[GIVEN EXERCISE] Copy out all the lines in the records that include the word "this".

[GIVEN RECORDS start]

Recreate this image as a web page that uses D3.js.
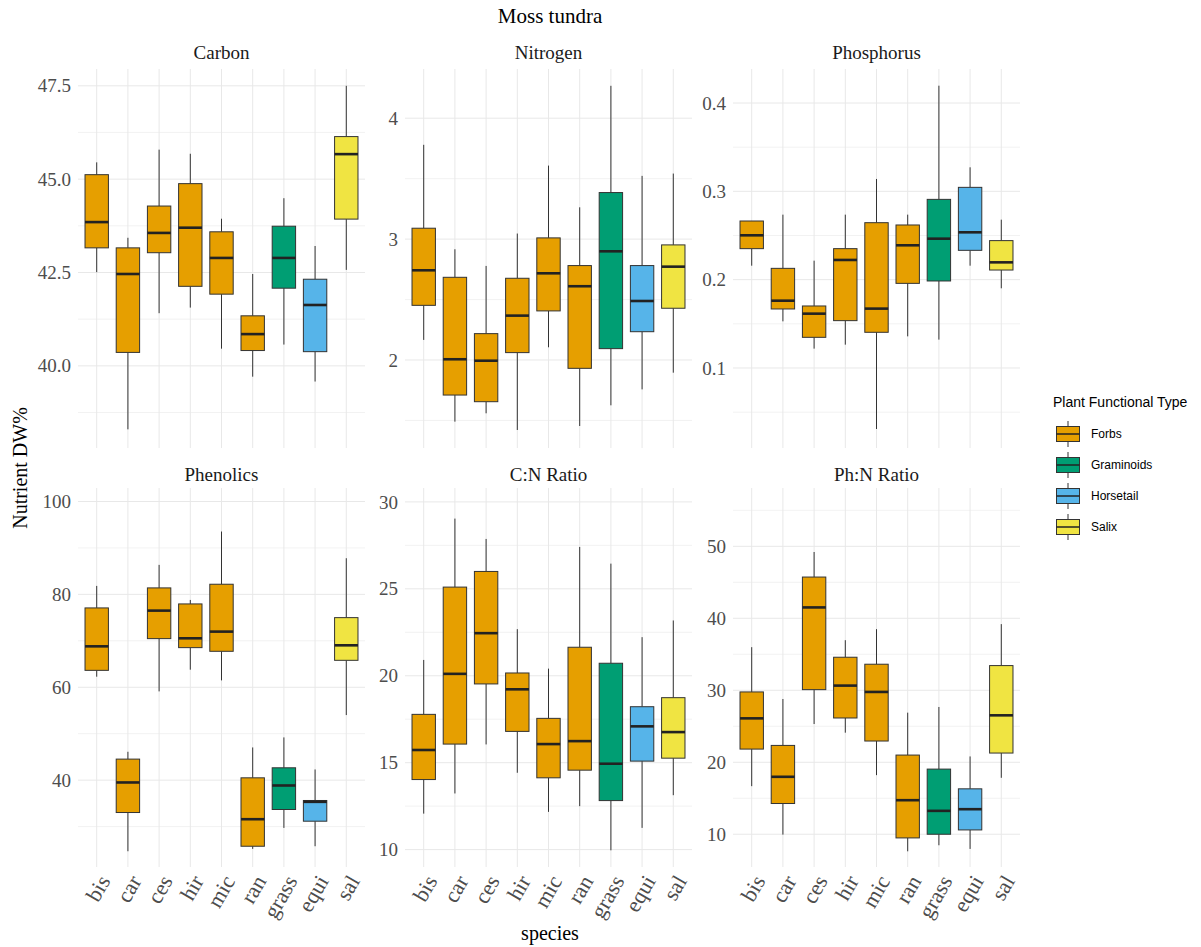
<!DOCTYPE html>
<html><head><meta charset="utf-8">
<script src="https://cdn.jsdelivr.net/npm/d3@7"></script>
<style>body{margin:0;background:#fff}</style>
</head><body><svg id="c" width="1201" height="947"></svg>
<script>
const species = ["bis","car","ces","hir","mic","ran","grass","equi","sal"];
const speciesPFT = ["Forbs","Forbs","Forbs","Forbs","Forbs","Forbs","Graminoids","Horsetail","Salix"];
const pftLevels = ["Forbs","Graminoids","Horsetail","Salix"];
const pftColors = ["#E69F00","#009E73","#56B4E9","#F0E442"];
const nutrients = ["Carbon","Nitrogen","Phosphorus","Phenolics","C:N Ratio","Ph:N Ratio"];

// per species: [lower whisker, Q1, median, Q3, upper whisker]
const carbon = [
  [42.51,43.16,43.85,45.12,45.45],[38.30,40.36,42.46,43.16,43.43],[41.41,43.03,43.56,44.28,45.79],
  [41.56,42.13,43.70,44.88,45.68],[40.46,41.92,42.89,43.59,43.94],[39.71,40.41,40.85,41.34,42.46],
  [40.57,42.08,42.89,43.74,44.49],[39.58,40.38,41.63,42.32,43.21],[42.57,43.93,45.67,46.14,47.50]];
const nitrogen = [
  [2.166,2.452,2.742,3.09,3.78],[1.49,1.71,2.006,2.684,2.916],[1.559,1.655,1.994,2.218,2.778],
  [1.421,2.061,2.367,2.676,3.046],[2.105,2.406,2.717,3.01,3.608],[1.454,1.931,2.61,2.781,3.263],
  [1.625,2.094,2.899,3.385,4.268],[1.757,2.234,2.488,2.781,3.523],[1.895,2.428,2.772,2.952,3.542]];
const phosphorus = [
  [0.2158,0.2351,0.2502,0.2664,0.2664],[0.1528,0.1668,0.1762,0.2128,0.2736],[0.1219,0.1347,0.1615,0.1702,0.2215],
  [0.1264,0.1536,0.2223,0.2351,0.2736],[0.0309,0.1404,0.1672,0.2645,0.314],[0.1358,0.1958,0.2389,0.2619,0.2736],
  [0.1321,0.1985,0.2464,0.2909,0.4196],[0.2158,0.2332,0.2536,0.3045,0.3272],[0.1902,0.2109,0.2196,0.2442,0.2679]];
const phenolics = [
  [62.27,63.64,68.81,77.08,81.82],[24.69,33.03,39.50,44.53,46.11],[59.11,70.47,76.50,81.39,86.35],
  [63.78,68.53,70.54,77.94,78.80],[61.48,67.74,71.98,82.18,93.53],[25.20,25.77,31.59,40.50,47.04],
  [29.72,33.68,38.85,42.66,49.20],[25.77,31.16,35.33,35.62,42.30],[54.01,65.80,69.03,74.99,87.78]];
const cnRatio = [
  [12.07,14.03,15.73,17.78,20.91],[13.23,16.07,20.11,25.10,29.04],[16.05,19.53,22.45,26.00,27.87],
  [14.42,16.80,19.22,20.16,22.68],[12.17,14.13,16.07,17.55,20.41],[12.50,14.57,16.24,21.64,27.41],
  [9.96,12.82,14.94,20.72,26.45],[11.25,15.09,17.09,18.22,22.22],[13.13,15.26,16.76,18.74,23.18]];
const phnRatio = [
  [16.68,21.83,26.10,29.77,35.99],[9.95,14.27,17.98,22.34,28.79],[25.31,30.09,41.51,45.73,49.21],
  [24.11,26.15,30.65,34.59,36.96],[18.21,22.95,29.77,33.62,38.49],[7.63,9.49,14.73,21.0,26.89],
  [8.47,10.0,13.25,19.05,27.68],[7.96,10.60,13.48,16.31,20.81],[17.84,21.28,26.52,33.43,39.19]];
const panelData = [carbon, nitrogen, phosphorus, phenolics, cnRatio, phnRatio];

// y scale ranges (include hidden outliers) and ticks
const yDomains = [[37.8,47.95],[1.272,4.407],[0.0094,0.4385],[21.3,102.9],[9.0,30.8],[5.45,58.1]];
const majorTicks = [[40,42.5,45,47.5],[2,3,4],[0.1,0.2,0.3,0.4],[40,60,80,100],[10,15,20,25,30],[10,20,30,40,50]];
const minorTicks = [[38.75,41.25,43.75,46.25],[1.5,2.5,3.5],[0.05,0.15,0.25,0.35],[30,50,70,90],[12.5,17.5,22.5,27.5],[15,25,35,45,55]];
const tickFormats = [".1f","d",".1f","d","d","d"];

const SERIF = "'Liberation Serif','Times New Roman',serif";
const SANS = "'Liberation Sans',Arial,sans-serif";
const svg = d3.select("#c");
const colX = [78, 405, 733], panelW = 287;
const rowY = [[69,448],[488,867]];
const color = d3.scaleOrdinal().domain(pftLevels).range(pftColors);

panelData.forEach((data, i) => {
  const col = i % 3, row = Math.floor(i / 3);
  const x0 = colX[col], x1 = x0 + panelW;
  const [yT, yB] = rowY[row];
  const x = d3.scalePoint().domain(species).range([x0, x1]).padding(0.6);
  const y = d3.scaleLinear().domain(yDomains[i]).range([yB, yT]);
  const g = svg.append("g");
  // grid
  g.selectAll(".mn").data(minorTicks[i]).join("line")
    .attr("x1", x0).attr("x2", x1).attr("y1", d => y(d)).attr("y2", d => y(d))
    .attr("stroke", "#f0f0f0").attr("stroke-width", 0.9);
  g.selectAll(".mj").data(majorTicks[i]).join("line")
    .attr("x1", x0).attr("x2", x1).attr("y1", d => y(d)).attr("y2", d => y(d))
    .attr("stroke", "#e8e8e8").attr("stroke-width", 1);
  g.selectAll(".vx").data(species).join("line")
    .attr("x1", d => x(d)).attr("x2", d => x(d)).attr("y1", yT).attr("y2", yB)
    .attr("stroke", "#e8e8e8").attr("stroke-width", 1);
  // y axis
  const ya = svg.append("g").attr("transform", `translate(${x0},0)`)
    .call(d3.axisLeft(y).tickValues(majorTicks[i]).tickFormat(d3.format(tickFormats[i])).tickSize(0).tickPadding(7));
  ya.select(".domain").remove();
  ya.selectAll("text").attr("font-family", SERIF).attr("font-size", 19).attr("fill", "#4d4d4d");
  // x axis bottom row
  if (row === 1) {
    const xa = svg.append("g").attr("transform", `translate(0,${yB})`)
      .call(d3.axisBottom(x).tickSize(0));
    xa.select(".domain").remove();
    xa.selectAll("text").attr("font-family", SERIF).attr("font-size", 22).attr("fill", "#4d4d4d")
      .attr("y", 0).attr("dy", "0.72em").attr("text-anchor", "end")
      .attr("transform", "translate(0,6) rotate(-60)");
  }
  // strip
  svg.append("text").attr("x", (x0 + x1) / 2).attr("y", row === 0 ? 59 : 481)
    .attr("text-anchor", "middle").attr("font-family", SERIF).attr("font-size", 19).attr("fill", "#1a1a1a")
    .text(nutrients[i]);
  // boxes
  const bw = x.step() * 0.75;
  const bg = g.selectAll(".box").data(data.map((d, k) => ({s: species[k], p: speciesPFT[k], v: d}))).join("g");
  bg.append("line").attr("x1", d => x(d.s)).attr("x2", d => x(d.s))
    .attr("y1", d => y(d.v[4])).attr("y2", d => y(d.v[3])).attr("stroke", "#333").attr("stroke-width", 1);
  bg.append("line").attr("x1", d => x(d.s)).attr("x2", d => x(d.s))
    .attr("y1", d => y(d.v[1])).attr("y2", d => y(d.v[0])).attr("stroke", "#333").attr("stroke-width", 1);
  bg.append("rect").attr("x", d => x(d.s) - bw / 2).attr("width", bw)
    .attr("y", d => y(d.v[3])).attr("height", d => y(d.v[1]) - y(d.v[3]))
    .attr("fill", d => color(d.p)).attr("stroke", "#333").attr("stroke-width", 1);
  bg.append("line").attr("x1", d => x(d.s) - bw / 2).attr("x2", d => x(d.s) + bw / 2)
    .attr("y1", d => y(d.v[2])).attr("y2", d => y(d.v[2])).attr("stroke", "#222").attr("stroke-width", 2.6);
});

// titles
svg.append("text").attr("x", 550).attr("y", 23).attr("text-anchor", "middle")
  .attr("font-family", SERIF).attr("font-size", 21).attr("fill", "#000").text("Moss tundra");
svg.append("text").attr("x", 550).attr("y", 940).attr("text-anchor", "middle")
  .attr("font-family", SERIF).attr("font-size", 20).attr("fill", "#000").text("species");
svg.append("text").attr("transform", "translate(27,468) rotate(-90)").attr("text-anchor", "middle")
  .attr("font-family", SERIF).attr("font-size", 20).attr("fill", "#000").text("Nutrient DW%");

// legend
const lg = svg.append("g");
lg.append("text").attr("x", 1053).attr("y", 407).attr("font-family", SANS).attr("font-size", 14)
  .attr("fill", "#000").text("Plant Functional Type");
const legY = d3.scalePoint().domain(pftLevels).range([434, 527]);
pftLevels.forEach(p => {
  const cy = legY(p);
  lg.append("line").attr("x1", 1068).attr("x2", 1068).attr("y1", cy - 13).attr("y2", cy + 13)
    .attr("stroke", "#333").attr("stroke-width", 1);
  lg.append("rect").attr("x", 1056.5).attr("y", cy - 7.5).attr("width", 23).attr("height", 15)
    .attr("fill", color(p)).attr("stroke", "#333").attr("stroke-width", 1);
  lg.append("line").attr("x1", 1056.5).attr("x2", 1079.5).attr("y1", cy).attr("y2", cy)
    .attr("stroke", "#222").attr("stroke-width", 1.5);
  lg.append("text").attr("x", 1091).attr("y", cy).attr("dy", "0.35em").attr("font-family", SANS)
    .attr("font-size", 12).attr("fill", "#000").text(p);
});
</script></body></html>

[GIVEN RECORDS end]
[GIVEN RECORDS start]

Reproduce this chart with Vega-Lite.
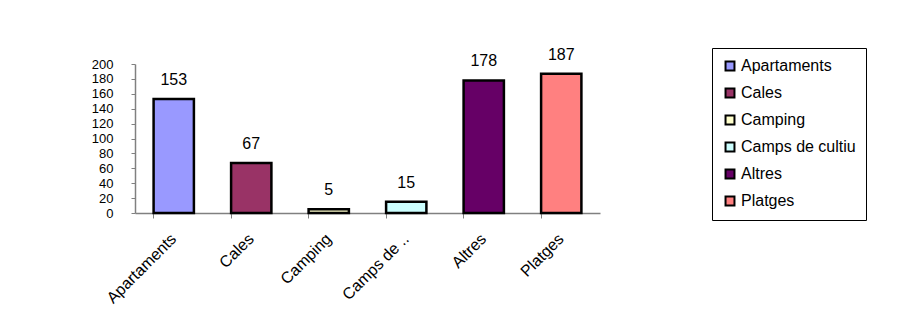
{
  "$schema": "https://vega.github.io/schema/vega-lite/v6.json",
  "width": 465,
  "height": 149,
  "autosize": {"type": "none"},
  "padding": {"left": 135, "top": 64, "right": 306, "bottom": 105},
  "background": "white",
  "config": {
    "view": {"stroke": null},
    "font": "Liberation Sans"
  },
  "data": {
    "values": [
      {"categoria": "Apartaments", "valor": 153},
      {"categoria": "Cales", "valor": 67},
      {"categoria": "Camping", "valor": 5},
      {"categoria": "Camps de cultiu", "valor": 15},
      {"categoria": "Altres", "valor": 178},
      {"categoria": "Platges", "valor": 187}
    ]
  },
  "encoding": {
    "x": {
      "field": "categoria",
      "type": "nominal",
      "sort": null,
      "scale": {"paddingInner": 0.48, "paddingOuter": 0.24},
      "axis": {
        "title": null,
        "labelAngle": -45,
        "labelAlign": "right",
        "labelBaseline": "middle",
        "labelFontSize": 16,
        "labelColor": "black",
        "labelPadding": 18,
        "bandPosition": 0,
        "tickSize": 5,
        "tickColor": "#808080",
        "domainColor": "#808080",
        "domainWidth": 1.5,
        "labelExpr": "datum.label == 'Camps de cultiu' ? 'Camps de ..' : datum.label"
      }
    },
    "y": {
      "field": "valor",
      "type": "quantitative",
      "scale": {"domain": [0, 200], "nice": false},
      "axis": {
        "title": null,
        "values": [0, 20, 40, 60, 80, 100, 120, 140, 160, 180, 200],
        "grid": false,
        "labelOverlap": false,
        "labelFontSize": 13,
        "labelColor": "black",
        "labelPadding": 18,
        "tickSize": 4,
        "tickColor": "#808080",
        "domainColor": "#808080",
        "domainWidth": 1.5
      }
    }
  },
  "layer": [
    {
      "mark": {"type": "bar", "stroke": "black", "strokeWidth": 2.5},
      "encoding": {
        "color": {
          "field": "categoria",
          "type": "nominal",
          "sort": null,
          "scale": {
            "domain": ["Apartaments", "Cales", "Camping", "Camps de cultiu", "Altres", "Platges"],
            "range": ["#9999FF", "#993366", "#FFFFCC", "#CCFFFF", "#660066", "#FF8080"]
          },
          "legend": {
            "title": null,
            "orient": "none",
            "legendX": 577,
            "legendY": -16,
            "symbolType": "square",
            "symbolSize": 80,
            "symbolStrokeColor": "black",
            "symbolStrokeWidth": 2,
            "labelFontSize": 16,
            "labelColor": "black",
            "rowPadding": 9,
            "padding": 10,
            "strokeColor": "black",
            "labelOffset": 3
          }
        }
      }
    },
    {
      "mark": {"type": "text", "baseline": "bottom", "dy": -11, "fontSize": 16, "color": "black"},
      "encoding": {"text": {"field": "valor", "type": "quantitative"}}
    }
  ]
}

[GIVEN RECORDS end]
[GIVEN RECORDS start]

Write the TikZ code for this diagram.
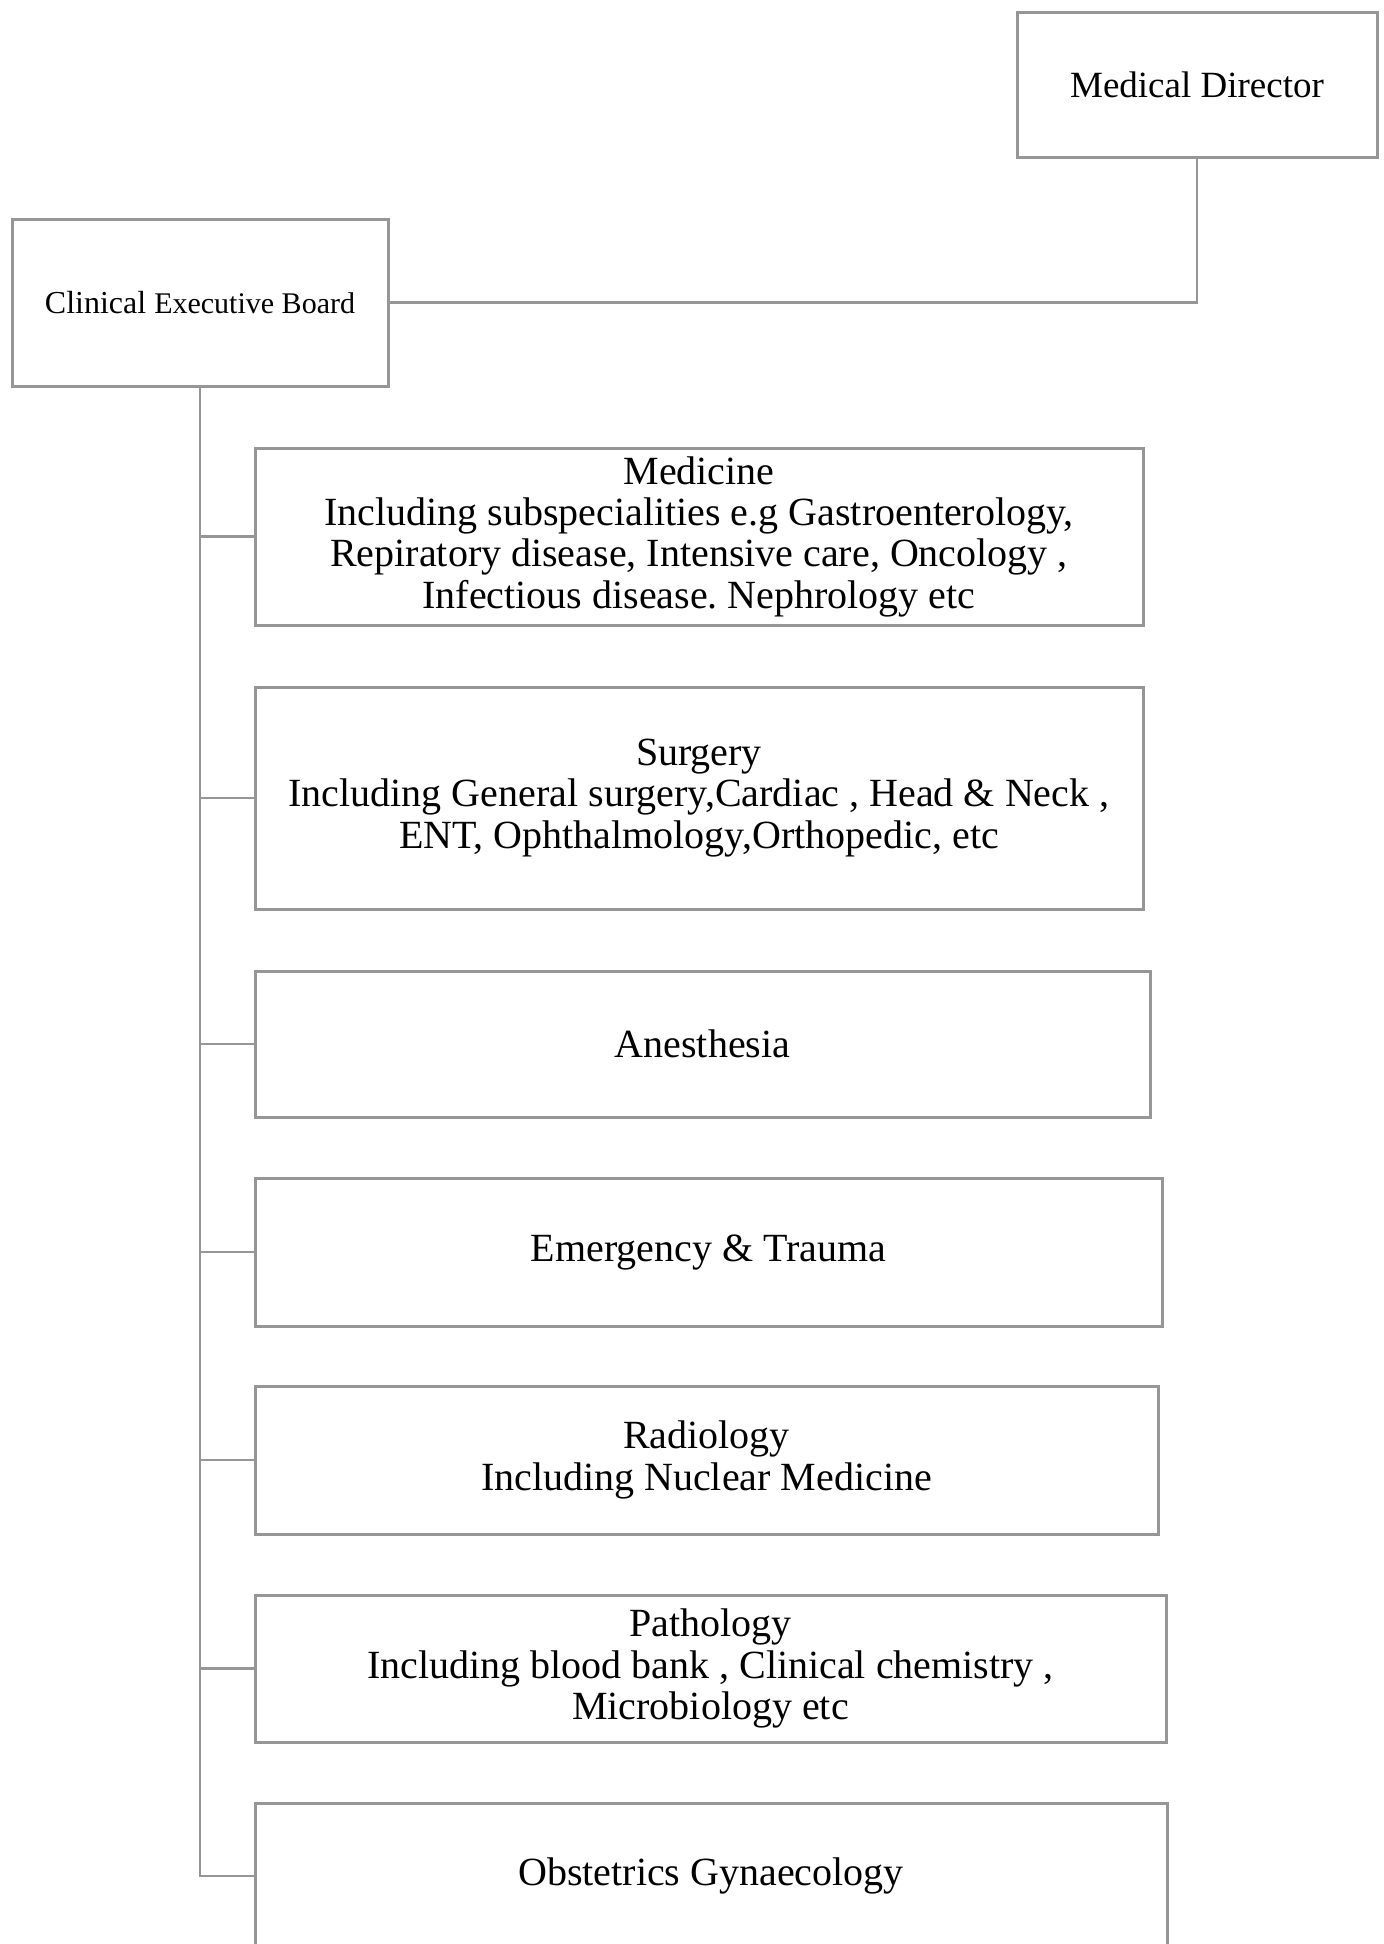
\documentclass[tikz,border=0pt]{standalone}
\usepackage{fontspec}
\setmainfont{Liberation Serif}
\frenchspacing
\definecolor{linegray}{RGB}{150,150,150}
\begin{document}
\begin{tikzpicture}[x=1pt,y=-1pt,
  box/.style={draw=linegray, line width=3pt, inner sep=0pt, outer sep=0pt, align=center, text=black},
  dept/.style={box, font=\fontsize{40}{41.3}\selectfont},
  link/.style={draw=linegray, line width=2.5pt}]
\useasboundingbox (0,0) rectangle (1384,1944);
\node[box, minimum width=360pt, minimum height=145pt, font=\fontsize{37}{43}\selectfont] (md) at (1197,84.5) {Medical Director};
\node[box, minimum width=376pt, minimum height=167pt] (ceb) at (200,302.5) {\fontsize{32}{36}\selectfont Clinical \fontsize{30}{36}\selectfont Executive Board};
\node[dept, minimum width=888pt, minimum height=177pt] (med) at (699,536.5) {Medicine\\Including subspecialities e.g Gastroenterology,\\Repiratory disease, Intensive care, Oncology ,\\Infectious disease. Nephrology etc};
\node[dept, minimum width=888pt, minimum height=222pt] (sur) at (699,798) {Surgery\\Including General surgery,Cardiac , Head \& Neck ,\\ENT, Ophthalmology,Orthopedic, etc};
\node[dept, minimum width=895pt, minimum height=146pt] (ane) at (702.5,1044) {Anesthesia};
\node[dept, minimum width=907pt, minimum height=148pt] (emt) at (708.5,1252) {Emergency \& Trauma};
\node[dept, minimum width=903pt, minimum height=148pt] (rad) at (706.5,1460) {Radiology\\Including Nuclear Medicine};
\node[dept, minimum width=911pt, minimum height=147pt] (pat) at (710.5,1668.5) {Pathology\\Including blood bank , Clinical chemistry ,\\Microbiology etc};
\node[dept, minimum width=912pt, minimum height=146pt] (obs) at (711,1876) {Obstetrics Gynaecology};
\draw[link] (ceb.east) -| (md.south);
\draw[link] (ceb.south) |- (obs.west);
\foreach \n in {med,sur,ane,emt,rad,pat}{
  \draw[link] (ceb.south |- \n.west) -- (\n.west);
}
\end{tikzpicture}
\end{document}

[GIVEN RECORDS end]

[OUTPUT BELOW]
Recreate this image as a web page that uses D3.js.
Reproduce this chart with Vega-Lite.
Write the TikZ code for this diagram.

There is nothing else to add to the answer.